Naveed Kalmati, the president of Gwadar Chamber of Commerce and a former provincial minister in the last caretaker government, also support it. According to him, the security is a major concern for those who want to invest in Gwadar and the fence will help the government address their worries.

This plan, that plan

Kabir Zarkoon also said at the gathering that the fence is a part of Gwadar’s master plan. The government of Balochistan similarly claims that it is being built under the Gwadar Safe City Project which was approved in 2000s.

Ismail Sabir, the president of Gwadar press club, however, says Gwadar has three master plans but none of them has the approval from the local political leadership and local elected representatives.

He also mentions Babu Gulab who was the head of the district government in Gwadar from 2003 to 2008. ‘’Babu Gulab went to Chine twice to sign different agreements. I asked him many times about the important points of those agreements but he never told me anything in detail’’ says Ismail Sabir.

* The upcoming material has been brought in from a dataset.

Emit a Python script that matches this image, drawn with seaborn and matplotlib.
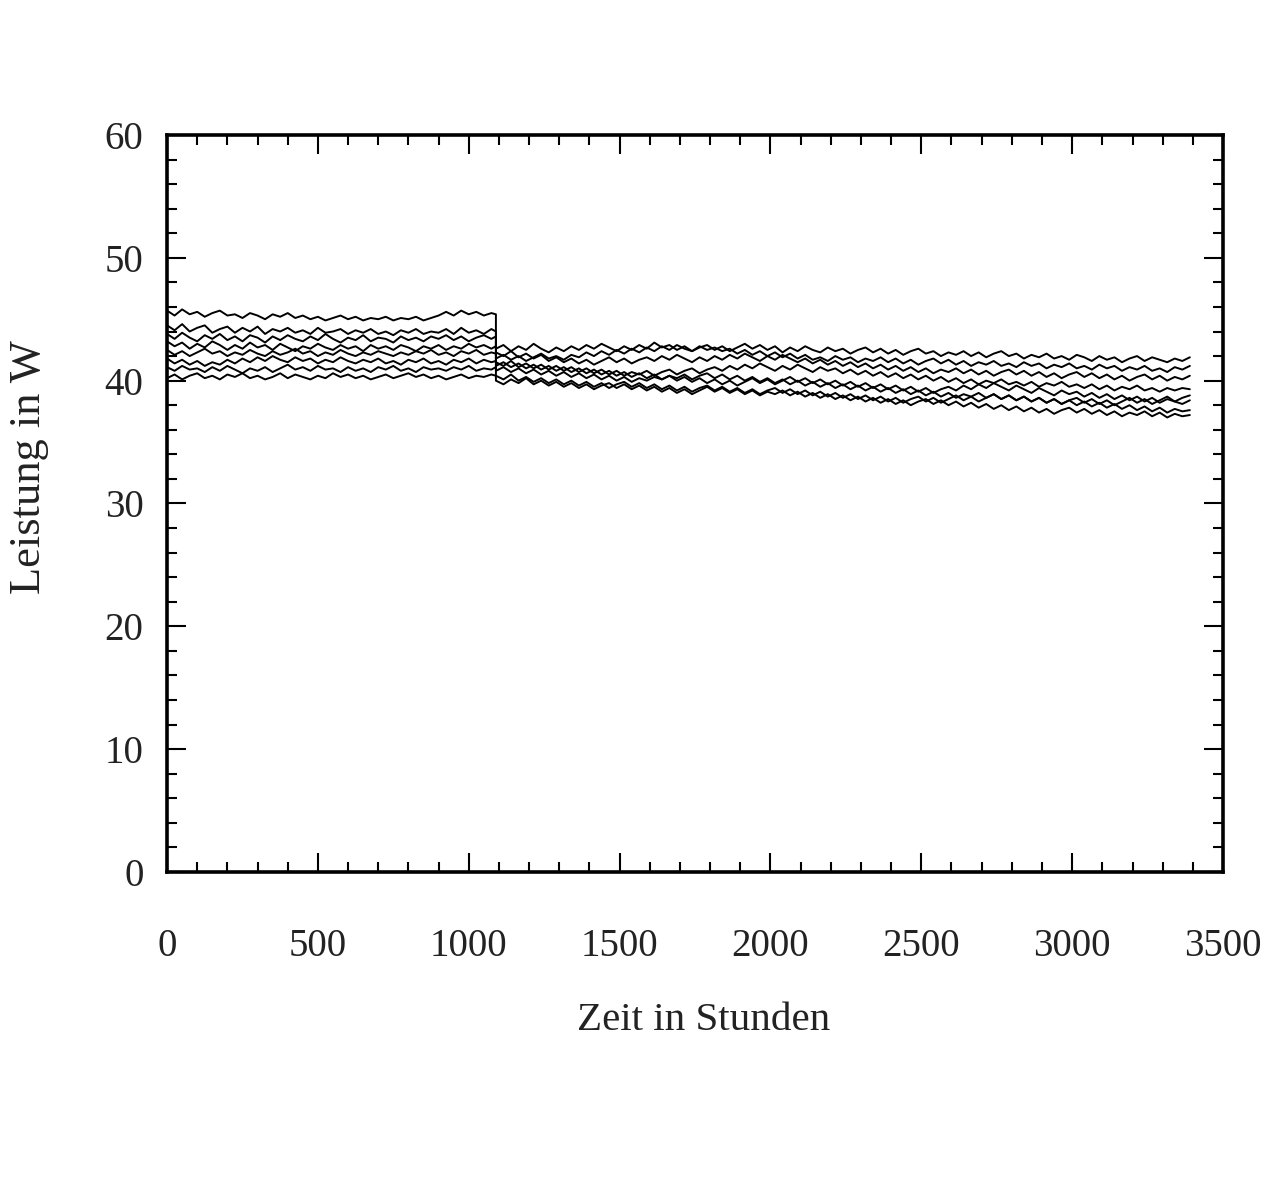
import numpy as np
import pandas as pd
import seaborn as sns
import matplotlib.pyplot as plt
from matplotlib.ticker import MultipleLocator

# Leistung in W, 8 Module
# Phase 1: alle 25 h ab 0 h, letzter Wert bei 1090 h
phase1_step, phase1_end = 25, 1090
leistung_phase1 = [
    [45.7, 45.3, 45.8, 45.4, 45.6, 45.2, 45.5, 45.7, 45.3,
     45.4, 45.1, 45.5, 45.3, 45.0, 45.4, 45.2, 45.5, 45.1,
     45.3, 45.0, 45.2, 44.9, 45.1, 45.3, 45.0, 45.2, 44.9,
     45.1, 45.0, 45.2, 44.9, 45.1, 45.0, 45.2, 44.9, 45.1,
     45.3, 45.6, 45.3, 45.7, 45.4, 45.6, 45.3, 45.5, 45.4],
    [44.5, 44.1, 44.6, 44.0, 44.3, 44.5, 43.9, 44.2, 44.4,
     43.9, 44.3, 44.0, 44.4, 43.8, 44.2, 44.0, 44.3, 43.9,
     44.1, 43.8, 44.3, 43.9, 44.0, 44.2, 43.8, 44.1, 43.9,
     44.2, 43.8, 44.0, 43.7, 44.1, 43.9, 44.2, 43.8, 44.0,
     43.9, 44.2, 43.8, 44.3, 43.9, 44.1, 43.8, 44.2, 44.0],
    [43.8, 43.4, 43.9, 43.5, 43.2, 43.7, 43.4, 43.8, 43.3,
     43.6, 43.2, 43.7, 43.5, 43.1, 43.6, 43.3, 43.7, 43.4,
     43.2, 43.6, 43.3, 43.8, 43.4, 43.1, 43.5, 43.3, 43.7,
     43.2, 43.5, 43.4, 43.1, 43.6, 43.3, 43.5, 43.2, 43.6,
     43.4, 43.7, 43.3, 43.6, 43.2, 43.5, 43.7, 43.4, 43.6],
    [43.2, 42.8, 43.1, 42.6, 43.0, 42.7, 43.2, 42.9, 42.5,
     42.9, 42.6, 43.1, 42.7, 42.9, 42.5, 43.0, 42.7, 42.4,
     42.8, 42.6, 43.0, 42.7, 42.5, 42.9, 42.6, 42.8, 42.4,
     42.9, 42.6, 42.8, 42.5, 42.9, 42.7, 42.4, 42.8, 42.6,
     42.9, 42.5, 42.8, 42.6, 43.0, 42.7, 42.9, 42.6, 42.8],
    [42.5, 42.1, 42.4, 42.0, 42.3, 42.6, 42.2, 42.4, 42.0,
     42.3, 42.1, 42.5, 42.2, 42.0, 42.4, 42.1, 42.3, 42.6,
     42.2, 42.4, 42.0, 42.3, 42.1, 42.5, 42.2, 42.0, 42.3,
     42.1, 42.4, 42.2, 42.0, 42.3, 42.1, 42.4, 42.2, 42.5,
     42.1, 42.3, 42.0, 42.4, 42.2, 42.5, 42.1, 42.3, 42.2],
    [41.8, 41.4, 41.7, 41.3, 41.6, 41.2, 41.5, 41.3, 41.7,
     41.4, 41.8, 41.5, 41.9, 41.6, 42.0, 41.7, 41.5, 41.9,
     41.6, 41.8, 41.4, 41.7, 41.5, 41.9, 41.6, 41.4, 41.7,
     41.5, 41.8, 41.4, 41.6, 41.3, 41.7, 41.5, 41.8, 41.4,
     41.6, 41.3, 41.7, 41.5, 41.8, 41.4, 41.7, 41.5, 41.6],
    [41.1, 40.8, 41.2, 40.9, 41.0, 40.7, 41.1, 40.8, 41.2,
     40.9, 40.6, 41.0, 40.8, 41.1, 40.7, 41.0, 41.3, 40.9,
     41.1, 40.8, 41.2, 40.9, 41.0, 40.7, 41.1, 40.8, 41.0,
     40.7, 41.1, 40.9, 41.2, 40.8, 41.0, 40.7, 41.1, 40.9,
     41.0, 40.8, 41.1, 40.9, 41.2, 40.8, 41.0, 40.9, 41.1],
    [40.2, 40.5, 40.1, 40.4, 40.6, 40.2, 40.4, 40.1, 40.5,
     40.3, 40.6, 40.2, 40.4, 40.1, 40.3, 40.6, 40.2, 40.5,
     40.3, 40.1, 40.4, 40.2, 40.6, 40.3, 40.5, 40.2, 40.4,
     40.1, 40.3, 40.5, 40.2, 40.4, 40.6, 40.3, 40.5, 40.2,
     40.4, 40.1, 40.3, 40.5, 40.2, 40.4, 40.3, 40.5, 40.4],
]

# Phase 2: ab 1090 h alle 25 h
phase2_start, phase2_step = 1090, 25
leistung_phase2 = [
    [42.6, 42.9, 42.4, 42.8, 42.5, 43.0, 42.6, 42.3, 42.7, 42.4,
     42.8, 42.5, 42.9, 42.6, 43.0, 42.7, 42.4, 42.8, 42.5, 42.9,
     42.6, 43.1, 42.7, 42.9, 42.5, 42.8, 42.4, 42.7, 42.9, 42.5,
     42.8, 42.4, 42.7, 43.0, 42.6, 42.9, 42.5, 42.8, 42.3, 42.7,
     42.4, 42.8, 42.5, 42.3, 42.7, 42.4, 42.6, 42.2, 42.5, 42.7,
     42.3, 42.6, 42.2, 42.5, 42.1, 42.4, 42.6, 42.2, 42.4, 42.0,
     42.3, 42.1, 42.4, 42.0, 42.3, 41.9, 42.2, 42.4, 42.0, 42.2,
     41.8, 42.1, 41.9, 42.2, 41.8, 42.0, 41.7, 42.1, 41.9, 41.6,
     42.0, 41.7, 41.9, 41.5, 41.8, 42.0, 41.6, 41.9, 41.7, 41.5,
     41.8, 41.6, 41.9],
    [41.8, 42.1, 41.7, 42.0, 41.6, 41.9, 42.2, 41.8, 42.0, 41.7,
     42.1, 41.9, 42.3, 42.0, 42.4, 42.1, 42.5, 42.2, 42.6, 42.3,
     42.7, 42.4, 42.8, 42.5, 42.9, 42.6, 42.4, 42.8, 42.5, 42.7,
     42.4, 42.6, 42.2, 42.5, 42.1, 42.4, 42.0, 42.3, 41.9, 42.2,
     41.8, 42.1, 41.7, 41.9, 41.6, 42.0, 41.7, 41.9, 41.5, 41.8,
     41.6, 41.9, 41.5, 41.8, 41.4, 41.7, 41.3, 41.6, 41.8, 41.4,
     41.7, 41.3, 41.6, 41.2, 41.5, 41.3, 41.6, 41.2, 41.4, 41.1,
     41.5, 41.2, 41.4, 41.0, 41.3, 41.1, 41.4, 41.0, 41.2, 40.9,
     41.3, 41.0, 41.2, 40.8, 41.1, 40.9, 41.2, 40.8, 41.0, 40.7,
     41.1, 40.9, 41.2],
    [42.3, 42.0, 42.4, 41.9, 42.2, 41.8, 42.1, 41.6, 41.9, 41.5,
     41.8, 41.4, 41.7, 41.3, 41.6, 41.9, 41.5, 41.8, 41.4, 41.7,
     41.9, 41.6, 42.0, 41.7, 42.1, 41.8, 41.5, 41.9, 41.6, 42.0,
     41.7, 42.1, 41.8, 42.2, 41.9, 41.6, 42.0, 41.7, 42.1, 41.8,
     41.5, 41.8, 41.4, 41.7, 41.3, 41.6, 41.2, 41.5, 41.1, 41.4,
     41.0, 41.3, 40.9, 41.2, 40.8, 41.1, 40.7, 41.0, 40.6, 40.9,
     40.7, 41.0, 40.6, 40.9, 40.5, 40.8, 40.4, 40.7, 40.9, 40.5,
     40.8, 40.4, 40.7, 40.3, 40.6, 40.2, 40.5, 40.7, 40.3, 40.6,
     40.2, 40.5, 40.1, 40.4, 40.0, 40.3, 40.5, 40.1, 40.4, 40.0,
     40.3, 40.1, 40.4],
    [41.5, 41.2, 41.6, 41.1, 41.4, 41.0, 41.3, 40.9, 41.2, 40.8,
     41.1, 40.7, 41.0, 40.6, 40.9, 40.5, 40.8, 40.4, 40.7, 40.5,
     40.8, 40.4, 40.7, 40.9, 40.5, 40.8, 41.0, 40.6, 40.9, 41.1,
     40.8, 41.2, 40.9, 41.3, 41.0, 41.4, 41.1, 40.8, 41.2, 40.9,
     41.3, 41.0, 40.7, 41.1, 40.8, 41.0, 40.6, 40.9, 40.5, 40.8,
     40.4, 40.7, 40.3, 40.6, 40.2, 40.5, 40.1, 40.4, 40.0, 40.3,
     39.9, 40.2, 39.8, 40.1, 39.7, 40.0, 39.8, 40.1, 39.7, 39.9,
     39.6, 39.9, 39.5, 39.8, 39.6, 39.9, 39.5, 39.7, 39.4, 39.7,
     39.3, 39.6, 39.2, 39.5, 39.3, 39.6, 39.2, 39.4, 39.1, 39.4,
     39.2, 39.4, 39.3],
    [41.2, 41.5, 41.1, 41.4, 41.0, 41.3, 40.9, 41.2, 40.8, 41.1,
     40.7, 41.0, 40.6, 40.9, 40.5, 40.8, 40.4, 40.7, 40.3, 40.6,
     40.2, 40.5, 40.1, 40.4, 40.0, 40.3, 39.9, 40.2, 39.8, 40.1,
     39.7, 40.0, 39.6, 39.9, 40.2, 39.8, 40.1, 39.7, 40.0, 40.3,
     39.9, 40.2, 39.8, 40.1, 39.7, 40.0, 39.6, 39.9, 39.5, 39.8,
     39.4, 39.7, 39.3, 39.6, 39.2, 39.5, 39.1, 39.4, 39.0, 39.3,
     39.5, 39.2, 39.6, 39.3, 39.7, 39.4, 39.8, 39.5, 39.2, 39.6,
     39.3, 39.0, 39.4, 39.1, 38.8, 39.2, 38.9, 39.1, 38.7, 39.0,
     38.6, 38.9, 38.5, 38.8, 38.4, 38.7, 38.3, 38.6, 38.2, 38.5,
     38.3, 38.1, 38.4],
    [40.8, 41.1, 40.7, 41.0, 40.6, 40.9, 40.5, 40.8, 40.4, 40.7,
     40.3, 40.6, 40.2, 40.5, 40.1, 40.4, 40.0, 40.3, 39.9, 40.2,
     40.0, 40.3, 40.1, 40.4, 40.2, 40.5, 40.1, 40.4, 40.6, 40.2,
     40.5, 40.1, 40.4, 40.0, 40.3, 39.9, 40.2, 39.8, 40.1, 39.7,
     40.0, 39.6, 39.9, 39.5, 39.8, 39.4, 39.7, 39.3, 39.6, 39.2,
     39.5, 39.1, 39.4, 39.0, 39.3, 38.9, 39.2, 38.8, 39.1, 38.7,
     39.0, 38.6, 38.9, 38.7, 39.0, 38.6, 38.9, 38.5, 38.8, 38.4,
     38.7, 38.3, 38.6, 38.2, 38.5, 38.1, 38.4, 38.0, 38.3, 37.9,
     38.2, 37.8, 38.1, 37.7, 38.0, 37.6, 37.9, 37.5, 37.8, 37.4,
     37.7, 37.5, 37.6],
    [40.4, 40.1, 40.5, 40.0, 40.3, 39.9, 40.2, 39.8, 40.1, 39.7,
     40.0, 39.6, 39.9, 39.5, 39.8, 39.4, 39.7, 39.9, 39.5, 39.8,
     39.4, 39.7, 39.3, 39.6, 39.2, 39.5, 39.1, 39.4, 39.6, 39.2,
     39.5, 39.1, 39.4, 39.0, 39.3, 38.9, 39.2, 39.4, 39.0, 39.3,
     38.9, 39.2, 38.8, 39.1, 38.7, 39.0, 38.6, 38.9, 38.5, 38.8,
     38.4, 38.7, 38.3, 38.6, 38.2, 38.5, 38.7, 38.3, 38.6, 38.2,
     38.5, 38.8, 38.4, 38.7, 38.3, 38.6, 38.9, 38.5, 38.8, 38.4,
     38.7, 38.3, 38.6, 38.2, 38.5, 38.1, 38.4, 38.6, 38.2, 38.5,
     38.1, 38.4, 38.0, 38.3, 38.6, 38.2, 38.5, 38.1, 38.4, 38.7,
     38.3, 38.6, 38.8],
    [40.0, 39.7, 40.1, 39.8, 40.2, 39.7, 40.0, 39.6, 39.9, 39.5,
     39.8, 39.4, 39.7, 39.3, 39.6, 39.8, 39.4, 39.7, 39.3, 39.6,
     39.2, 39.5, 39.1, 39.4, 39.0, 39.3, 38.9, 39.2, 39.5, 39.1,
     39.4, 39.0, 39.3, 38.9, 39.2, 38.8, 39.1, 38.9, 39.2, 38.8,
     39.1, 38.7, 39.0, 38.6, 38.9, 38.5, 38.8, 38.4, 38.7, 38.3,
     38.6, 38.2, 38.5, 38.1, 38.4, 38.0, 38.3, 38.5, 38.1, 38.4,
     38.0, 38.3, 37.9, 38.2, 37.8, 38.1, 37.7, 38.0, 37.6, 37.9,
     37.5, 37.8, 37.4, 37.7, 37.3, 37.6, 37.8, 37.4, 37.7, 37.3,
     37.6, 37.2, 37.5, 37.1, 37.4, 37.2, 37.5, 37.1, 37.4, 37.0,
     37.3, 37.1, 37.2],
]


def build_frame():
    rows = []
    for i, (p1, p2) in enumerate(zip(leistung_phase1, leistung_phase2)):
        t1 = np.minimum(phase1_step * np.arange(len(p1)), phase1_end)
        t2 = phase2_start + phase2_step * np.arange(len(p2))
        for t, w in zip(list(t1) + list(t2), p1 + p2):
            rows.append({"modul": i, "stunden": t, "leistung": w})
    return pd.DataFrame(rows)


def main():
    df = build_frame()

    sns.set_theme(style="white")
    plt.rcParams["font.family"] = ["Liberation Serif", "DejaVu Serif"]

    fig = plt.figure(figsize=(12.8, 11.9), dpi=100)
    ax = fig.add_axes([0.1305, 0.2672, 0.825, 0.6194])

    sns.lineplot(
        data=df, x="stunden", y="leistung", units="modul", estimator=None,
        sort=False, color="black", linewidth=1.4, ax=ax,
    )

    ax.set_xlim(0, 3500)
    ax.set_ylim(0, 60)
    ax.xaxis.set_major_locator(MultipleLocator(500))
    ax.xaxis.set_minor_locator(MultipleLocator(100))
    ax.yaxis.set_major_locator(MultipleLocator(10))
    ax.yaxis.set_minor_locator(MultipleLocator(2))

    ax.tick_params(which="both", direction="in", top=True, right=True,
                   bottom=True, left=True, color="black", width=1.5)
    ax.tick_params(which="major", length=14, labelsize=28, labelcolor="#222222")
    ax.tick_params(which="minor", length=7)
    ax.tick_params(axis="x", which="major", pad=40)
    ax.tick_params(axis="y", which="major", pad=17)

    for s in ax.spines.values():
        s.set_linewidth(2.6)
        s.set_color("black")

    ax.set_xlabel("Zeit in Stunden", fontsize=29.5, color="#222222")
    ax.xaxis.set_label_coords(0.508, -0.176)
    ax.set_ylabel("Leistung in W", fontsize=32, color="#222222")
    ax.yaxis.set_label_coords(-0.112, 0.55)

    fig.savefig("out.png", dpi=100)
    plt.close(fig)


if __name__ == "__main__":
    main()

Babu Ghulab is now associated with the ruling Balochistan Awami Party, but during the 2000s, he was a member of the National Party which was also a part of the ruling collation in Balochistan between 2013 and 2018. Faiz Nagori, the district president of this party, says that even if the construction of a security fence was included in the Safe City Project signed in China, Babu Ghulab never mentioned it to his party.

Kehda Ali, the district president of Balochistan National Party (Mengal), blames the current provincial government for the construction of the fence and says: ‘’this government is handing over Gwadar to federal government while keeping the local population and political representatives in dark. It is a conspiracy being hatched to split Gwadar from Balochistan’’.